Triclosan was in the news again this week as researchers in California published a study showing that the antimicrobial agent causes liver fibrosis and cancer in laboratory mice.
The scientists from UC Davis and UC San Diego said that their findings are relevant to human health because long-term exposure to the chemical may cause similar changes in people.
Triclosan is a synthetic compound not found in nature. It is added to a wide range of soaps, shampoos, toothpastes and other consumer and household products, but there have been concerns about its safety for a number of years and the ingredient is currently under review by the U.S. Food and Drug Administration.
The latest study showed that triclosan disrupted liver integrity and compromised liver function in mouse models. The researchers found that mice exposed to triclosan for six months — which is equivalent to around 18 human years — were more susceptible to chemical-induced liver tumors. Their tumors were also larger and more frequent than in mice not exposed to triclosan.
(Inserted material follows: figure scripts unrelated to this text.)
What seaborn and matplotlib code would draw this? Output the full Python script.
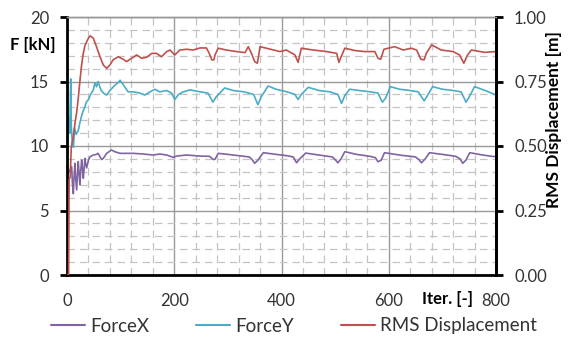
import numpy as np
import pandas as pd
import matplotlib
matplotlib.use("Agg")
import matplotlib.pyplot as plt
import seaborn as sns
from matplotlib.lines import Line2D

# ---------------- data ----------------
fx_iter = [2, 5, 8.7, 10, 11.8, 13, 14.9, 16, 18, 19.5, 21, 22.5, 24, 25.5, 27.3, 29, 30.4, 32,
           33.5, 35, 36.6, 40, 43, 49, 55, 58, 61.5, 64.6, 67.7, 74, 83, 89, 99, 111, 124, 142,
           161, 173, 186, 198, 204, 223, 248, 266, 270, 273, 276, 282, 300, 320, 340, 345, 350,
           356, 366, 390, 410, 422, 428, 434, 445, 470, 495, 500, 505, 511, 518, 540, 565, 575,
           580, 586, 592, 620, 650, 656, 661, 668, 676, 700, 725, 733, 738, 744, 751, 775, 798]
fx_val = [7.9, 8.1, 8.4, 7.2, 6.3, 7.5, 8.66, 7.6, 6.6, 7.8, 8.79, 7.9, 7.0, 8.0, 8.91, 8.2, 7.5, 8.3,
          9.04, 8.6, 8.3, 8.9, 9.17, 9.3, 9.35, 9.43, 9.17, 8.95, 9.04, 9.43, 9.69, 9.56, 9.43, 9.43, 9.43, 9.38,
          9.3, 9.38, 9.3, 9.12, 9.22, 9.3, 9.22, 9.2, 9.05, 8.95, 8.97, 9.43, 9.35, 9.25, 9.15, 8.95, 8.66,
          8.9, 9.48, 9.35, 9.25, 9.15, 8.7, 9.0, 9.45, 9.3, 9.15, 8.95, 8.7, 9.0, 9.56, 9.35, 9.2, 9.1,
          8.78, 8.9, 9.48, 9.3, 9.15, 8.95, 8.7, 9.0, 9.48, 9.35, 9.2, 9.0, 8.66, 8.9, 9.48, 9.3, 9.17]

fy_iter = [1, 3, 5, 7, 8, 10, 12, 14, 17, 21, 24, 27, 30, 33.5, 36, 40, 44, 49, 52, 55, 58, 61, 64, 68,
           74, 80, 89, 95, 99, 105, 114, 124, 136, 145, 155, 164, 173, 186, 195, 201, 208, 217, 229,
           248, 263, 272, 278, 294, 310, 330, 348, 356, 362, 375, 390, 410, 425, 431, 437, 450, 470,
           490, 505, 512, 518, 527, 545, 565, 580, 588, 594, 603, 620, 640, 655, 666, 672, 682, 700,
           720, 735, 744, 750, 760, 780, 800]
fy_val = [12.0, 12.2, 11.0, 15.2, 11.5, 10.2, 9.9, 11.4, 10.9, 11.2, 11.8, 12.3, 12.7, 13.05, 13.4, 13.6, 14.0, 14.34, 14.9, 14.6, 15.0, 14.6, 14.3, 14.1,
          13.95, 14.3, 14.7, 14.9, 15.1, 14.75, 14.2, 14.2, 14.1, 13.95, 14.2, 14.4, 14.2, 14.3, 14.1, 13.6, 14.0, 14.2, 14.35,
          14.2, 14.1, 13.4, 13.8, 14.5, 14.3, 14.2, 14.0, 13.2, 13.8, 14.65, 14.4, 14.2, 14.0, 13.6, 14.0, 14.55, 14.3,
          14.2, 14.0, 13.3, 13.9, 14.4, 14.3, 14.2, 14.1, 13.4, 13.7, 14.6, 14.4, 14.3, 14.2, 13.5, 13.9, 14.6, 14.4,
          14.3, 14.2, 13.4, 13.8, 14.6, 14.3, 13.95]

rms_iter = [1, 3, 4, 6, 8, 12, 15, 18, 21, 24, 27, 30, 33.5, 40, 43, 49, 55, 61.5, 67.7, 74, 80, 86,
            95.6, 105, 111, 120.5, 130, 139, 148.5, 158, 167, 176, 186, 192, 201, 210.5, 223, 235,
            248, 260, 265, 270, 274, 276, 282, 297, 316, 332, 338, 344, 350, 355, 360, 372, 397,
            409, 425, 431, 437, 459, 484, 503, 507, 511, 518, 537, 555, 574, 580, 585, 591, 611,
            627, 642, 652, 660, 666, 670, 680, 698, 720, 732, 740, 747, 754, 779, 800]
rms_val = [0.0, 0.0, 0.37, 0.38, 0.495, 0.54, 0.59, 0.63, 0.685, 0.75, 0.81, 0.855, 0.89, 0.918, 0.927, 0.918, 0.885, 0.846, 0.814, 0.801, 0.814, 0.834,
           0.846, 0.836, 0.827, 0.84, 0.853, 0.84, 0.844, 0.859, 0.859, 0.846, 0.866, 0.872, 0.853, 0.872, 0.875, 0.872,
           0.88, 0.88, 0.86, 0.834, 0.834, 0.853, 0.879, 0.872, 0.866, 0.862, 0.885, 0.859, 0.827, 0.821, 0.885, 0.879, 0.866,
           0.872, 0.853, 0.824, 0.879, 0.872, 0.866, 0.859, 0.824, 0.845, 0.879, 0.87, 0.866, 0.866, 0.84, 0.836, 0.875, 0.885,
           0.872, 0.879, 0.872, 0.836, 0.834, 0.859, 0.892, 0.872, 0.866, 0.853, 0.821, 0.853, 0.872, 0.863, 0.866]

x_ticks = [0, 200, 400, 600, 800]
x_ticklabels = ["0", "200", "400", "600", "800"]
y_ticks = [0, 5, 10, 15, 20]
y2_ticks = [0.0, 0.25, 0.5, 0.75, 1.0]
series_labels = ["ForceX", "ForceY", "RMS Displacement"]

assert len(fx_iter) == len(fx_val)
assert len(fy_iter) == len(fy_val)
assert len(rms_iter) == len(rms_val)

# ---------------- styling ----------------
sns.set_style("white")
plt.rcParams["font.family"] = ["Lato", "DejaVu Sans"]

C_X = "#8064A2"
C_Y = "#4BACC6"
C_R = "#C0504D"
TXT = "#333333"

W, H = 570, 339
fig = plt.figure(figsize=(W / 100, H / 100), dpi=100)
ax = fig.add_axes([67 / W, 1 - 275 / H, (496 - 67) / W, (275 - 17) / H])
ax2 = ax.twinx()

dfx = pd.DataFrame({"iter": fx_iter, "val": fx_val})
dfy = pd.DataFrame({"iter": fy_iter, "val": fy_val})
dfr = pd.DataFrame({"iter": rms_iter, "val": rms_val})

sns.lineplot(data=dfx, x="iter", y="val", ax=ax, color=C_X, lw=1.2, legend=False)
sns.lineplot(data=dfy, x="iter", y="val", ax=ax, color=C_Y, lw=1.2, legend=False)
sns.lineplot(data=dfr, x="iter", y="val", ax=ax2, color=C_R, lw=1.2, legend=False)

ax.set_xlim(0, 800)
ax.set_ylim(0, 20)
ax2.set_ylim(0, 1)

ax.set_xticks(x_ticks)
ax.set_xticklabels(x_ticklabels)
ax.set_yticks(y_ticks)
ax2.set_yticks(y2_ticks)
ax2.set_yticklabels([f"{v:.2f}" for v in y2_ticks])
ax.set_xticks(np.arange(0, 801, 40), minor=True)
ax.set_yticks(np.arange(0, 21, 1), minor=True)

ax.grid(True, which="major", color="#999999", lw=1.0)
ax.grid(True, which="minor", color="#c4c4c4", lw=0.9, linestyle=(0, (6, 4)))
ax.set_axisbelow(True)
ax.set_xlabel("")
ax.set_ylabel("")
ax2.set_ylabel("")

for a in (ax, ax2):
    for s in ("left", "bottom", "right"):
        a.spines[s].set_color("black")
        a.spines[s].set_linewidth(2)
    a.spines["top"].set_color("#999999")
    a.spines["top"].set_linewidth(1)
ax2.spines["left"].set_visible(False)
ax2.spines["bottom"].set_visible(False)

ax.tick_params(axis="both", which="major", direction="out", length=5, width=2,
               color="black", labelsize=12, labelcolor=TXT, pad=8)
ax.tick_params(axis="both", which="minor", length=0)
ax2.tick_params(axis="y", which="major", direction="out", length=5, width=2,
                color="black", labelsize=12, labelcolor=TXT, pad=8)

fig.text(33 / W, 1 - 45 / H, "F [kN]", fontsize=12, fontweight="bold", color="black",
         ha="center", va="center")
fig.text(447 / W, 1 - 299 / H, "Iter. [-]", fontsize=12, fontweight="bold", color="black",
         ha="center", va="center")
fig.text(554 / W, 1 - 120 / H, "RMS Displacement [m]", fontsize=12.5, fontweight="bold",
         color="black", ha="center", va="center", rotation=90)

handles = [Line2D([], [], color=c, lw=1.5) for c in (C_X, C_Y, C_R)]
fig.legend(handles, series_labels, loc="center", bbox_to_anchor=(294 / W, 1 - 326 / H),
           ncol=3, frameon=False, fontsize=13.5, handlelength=1.8, handletextpad=0.3,
           columnspacing=2.5, labelcolor=TXT, borderpad=0, borderaxespad=0)

fig.savefig("out.png", dpi=100, facecolor="white")
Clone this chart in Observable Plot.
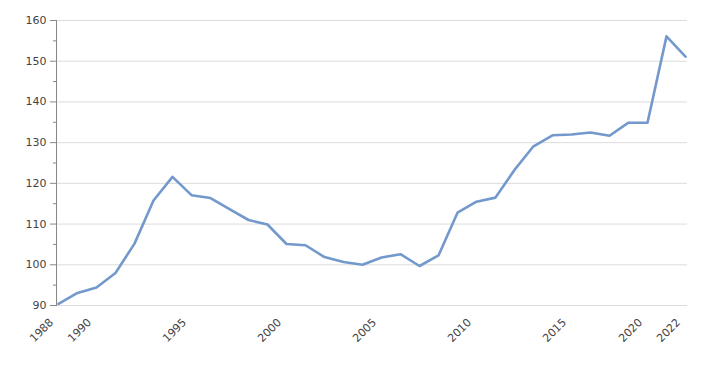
<!DOCTYPE html>
<html>
<head>
<meta charset="utf-8">
<script src="https://cdn.jsdelivr.net/npm/d3@7"></script>
<script src="https://cdn.jsdelivr.net/npm/@observablehq/plot@0.6"></script>
<style>
  html, body { margin: 0; padding: 0; background: #fff; }
  #chart { width: 718px; height: 370px; }
</style>
</head>
<body>
<div id="chart"></div>
<script>
const years = [1988, 1989, 1990, 1991, 1992, 1993, 1994, 1995, 1996, 1997,
  1998, 1999, 2000, 2001, 2002, 2003, 2004, 2005, 2006, 2007,
  2008, 2009, 2010, 2011, 2012, 2013, 2014, 2015, 2016, 2017,
  2018, 2020, 2021, 2022];
const values = [90.4, 93.1, 94.4, 98.0, 105.2, 115.8, 121.6, 117.1, 116.4, 113.7,
  111.0, 109.9, 105.1, 104.8, 101.9, 100.7, 100.0, 101.8, 102.6, 99.7,
  102.3, 112.8, 115.5, 116.5, 123.3, 129.1, 131.8, 132.0, 132.5, 131.7,
  134.9, 134.9, 156.1, 151.1];
const xTickLabels = [1988, 1990, 1995, 2000, 2005, 2010, 2015, 2020, 2022];
const yTicks = [90, 100, 110, 120, 130, 140, 150, 160];
const yMinorTicks = [95, 105, 115, 125, 135, 145, 155];

const data = years.map((y, i) => ({year: y, value: values[i]}));

const font = "DejaVu Sans, sans-serif";

const chart = Plot.plot({
  width: 718,
  height: 370,
  marginLeft: 56,
  marginRight: 31,
  marginTop: 20,
  marginBottom: 65,
  style: {fontFamily: font, fontSize: "11px", color: "#444", background: "#fff"},
  x: {type: "point", domain: years, padding: 0},
  y: {domain: [90, 160]},
  marks: [
    Plot.gridY(yTicks, {stroke: "#dcdcdc", strokeOpacity: 1, strokeWidth: 1}),
    Plot.axisY(yMinorTicks, {tickSize: 3, text: null, stroke: "#888", label: null}),
    Plot.axisY(yTicks, {tickSize: 6, tickPadding: 4, stroke: "#888", fill: "#444", label: null}),
    Plot.frame({anchor: "left", stroke: "#888"}),
    Plot.axisX(xTickLabels, {tickSize: 0, tickRotate: -45, tickPadding: 6, dx: -7, dy: 9, fill: "#444", label: null, tickFormat: d => String(d)}),
    Plot.line(data, {x: "year", y: "value", stroke: "#7399cc", strokeWidth: 2.6, strokeLinejoin: "round"})
  ]
});
document.getElementById("chart").appendChild(chart);
</script>
</body>
</html>
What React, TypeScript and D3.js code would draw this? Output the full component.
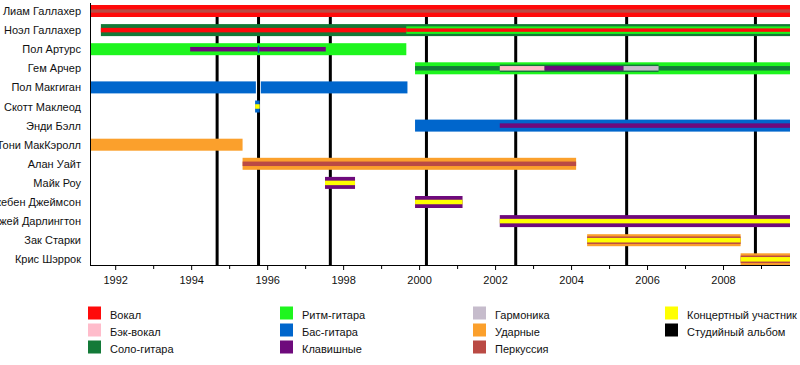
import React from "react";
import * as d3 from "d3";

const members = [
  "Лиам Галлахер",
  "Ноэл Галлахер",
  "Пол Артурс",
  "Гем Арчер",
  "Пол Макгиган",
  "Скотт Маклеод",
  "Энди Бэлл",
  "Тони МакКэролл",
  "Алан Уайт",
  "Майк Роу",
  "Джебен Джеймсон",
  "Джей Дарлингтон",
  "Зак Старки",
  "Крис Шэррок",
];

const roles = [
  { key: "vocal", label: "Вокал" },
  { key: "backing", label: "Бэк-вокал" },
  { key: "lead", label: "Соло-гитара" },
  { key: "rhythm", label: "Ритм-гитара" },
  { key: "bass", label: "Бас-гитара" },
  { key: "keys", label: "Клавишные" },
  { key: "harmonica", label: "Гармоника" },
  { key: "drums", label: "Ударные" },
  { key: "perc", label: "Перкуссия" },
  { key: "live", label: "Концертный участник" },
  { key: "album", label: "Студийный альбом" },
];

const START = 1991.35;
const END = 2009.75;

// [member index, role, from, to, layer]
const segments: [number, string, number, number, string][] = [
  [0, "vocal", START, END, "bar"],
  [0, "perc", START, END, "thin"],
  [1, "lead", 1991.61, END, "bar"],
  [1, "vocal", 1991.61, 1999.65, "narrow"],
  [1, "rhythm", 1999.65, END, "mid"],
  [1, "vocal", 1999.65, END, "thin"],
  [2, "rhythm", START, 1999.65, "bar"],
  [2, "keys", 1993.96, 1997.53, "narrow"],
  [2, "bass", 1995.74, 1995.78, "mid"],
  [3, "rhythm", 1999.88, END, "bar"],
  [3, "lead", 1999.88, END, "narrow"],
  [3, "lead", 2002.11, 2006.29, "mid"],
  [3, "backing", 2002.11, 2003.29, "narrow"],
  [3, "keys", 2003.29, 2005.37, "narrow"],
  [3, "harmonica", 2005.37, 2006.29, "narrow"],
  [4, "bass", START, 1995.69, "bar"],
  [4, "bass", 1995.82, 1999.68, "bar"],
  [5, "bass", 1995.67, 1995.79, "bar"],
  [5, "live", 1995.67, 1995.79, "narrow"],
  [6, "bass", 1999.88, END, "bar"],
  [6, "keys", 2002.11, END, "narrow"],
  [7, "drums", START, 1995.34, "bar"],
  [8, "drums", 1995.34, 2004.12, "bar"],
  [8, "perc", 1995.34, 2004.12, "narrow"],
  [9, "keys", 1997.51, 1998.3, "bar"],
  [9, "live", 1997.51, 1998.3, "narrow"],
  [10, "keys", 1999.88, 2001.13, "bar"],
  [10, "live", 1999.88, 2001.13, "narrow"],
  [11, "keys", 2002.11, END, "bar"],
  [11, "live", 2002.11, END, "narrow"],
  [12, "drums", 2004.41, 2008.45, "bar"],
  [12, "perc", 2004.41, 2008.45, "mid"],
  [12, "live", 2004.41, 2008.45, "narrow"],
  [13, "drums", 2008.45, END, "bar"],
  [13, "perc", 2008.45, END, "mid"],
  [13, "live", 2008.45, END, "narrow"],
];

const albums = [1994.67, 1995.76, 1997.65, 2000.18, 2002.53, 2005.45, 2008.84];

const majorTicks = [1992, 1994, 1996, 1998, 2000, 2002, 2004, 2006, 2008];
const minorTicks = [1993, 1995, 1997, 1999, 2001, 2003, 2005, 2007, 2009];

const colors: Record<string, string> = {
  vocal: "#ff0a0a",
  backing: "#ffbccb",
  lead: "#137a38",
  rhythm: "#1ef51e",
  bass: "#0066cc",
  keys: "#6e0a7c",
  harmonica: "#c6bccc",
  drums: "#fba02c",
  perc: "#ba4a44",
  live: "#ffff00",
  album: "#000000",
};

const layerHeight: Record<string, number> = {
  bar: 12,
  mid: 7.5,
  narrow: 4.5,
  thin: 3.4,
};

const W = 800;
const H = 365;
const FONT = "'Liberation Sans', Arial, Helvetica, sans-serif";

export default function App() {
  const x = d3.scaleLinear().domain([START, END]).range([91, 790]);
  const y = d3
    .scalePoint<number>()
    .domain(d3.range(members.length))
    .range([11, 11 + 19.1 * (members.length - 1)]);
  const axisY = 265;
  const legendCols = [88, 280, 473, 665];
  const legendTop = 306.5;
  const legendStep = 17;

  return (
    <svg
      width={W}
      height={H}
      style={{ position: "absolute", left: 0, top: 0, background: "#fff" }}
      fontFamily={FONT}
    >
      {albums.map((a, i) => (
        <line key={"al" + i} x1={x(a)} x2={x(a)} y1={6} y2={axisY} stroke="#000" strokeWidth={3} />
      ))}
      {segments.map(([m, role, from, to, layer], i) => {
        const h = layerHeight[layer];
        return (
          <rect
            key={"s" + i}
            x={x(from)}
            y={(y(m) as number) - h / 2}
            width={Math.max(1, x(to) - x(from))}
            height={h}
            fill={colors[role]}
          />
        );
      })}
      <line x1={90.5} x2={90.5} y1={3} y2={axisY} stroke="#000" strokeWidth={1} />
      <line x1={90} x2={790} y1={axisY + 0.5} y2={axisY + 0.5} stroke="#000" strokeWidth={1} />
      {majorTicks.map((t) => (
        <g key={"mt" + t}>
          <line x1={x(t)} x2={x(t)} y1={axisY} y2={axisY + 5} stroke="#000" />
          <text x={x(t)} y={284} fontSize={11} textAnchor="middle" fill="#111">
            {t}
          </text>
        </g>
      ))}
      {minorTicks.map((t) => (
        <line key={"mn" + t} x1={x(t)} x2={x(t)} y1={axisY} y2={axisY + 4} stroke="#000" />
      ))}
      {members.map((m, i) => (
        <text key={"m" + i} x={81} y={(y(i) as number) + 4} fontSize={11} textAnchor="end" fill="#111">
          {m}
        </text>
      ))}
      {roles.map((r, i) => {
        const col = Math.floor(i / 3);
        const row = i % 3;
        const lx = legendCols[col];
        const ly = legendTop + row * legendStep;
        return (
          <g key={"lg" + r.key}>
            <rect x={lx} y={ly} width={13} height={13} fill={colors[r.key]} />
            <text x={lx + 22} y={ly + 12} fontSize={11} fill="#111">
              {r.label}
            </text>
          </g>
        );
      })}
    </svg>
  );
}
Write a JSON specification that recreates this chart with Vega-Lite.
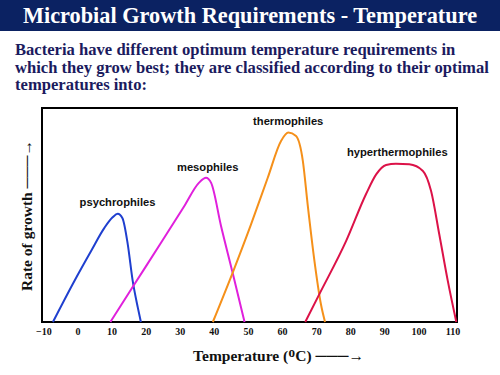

This is thought to be caused by the antibacterial agent interfering with the constitutive androstane receptor, a protein responsible for detoxifying foreign chemicals in the body. To compensate for this stress, liver cells proliferate and turn fibrotic over time. In turn, that can eventually promote tumor formation, the University of California reported.
"Triclosan's increasing detection in environmental samples and its increasingly broad use in consumer products may overcome its moderate benefit and present a very real risk of liver toxicity for people, as it does in mice, particularly when combined with other compounds with similar action," commented Professor Robert Tukey of UC San Diego.
The study was led by Tukey, together with Professor Bruce Hammock. Their findings have been published in the Proceedings of the National Academy of Sciences.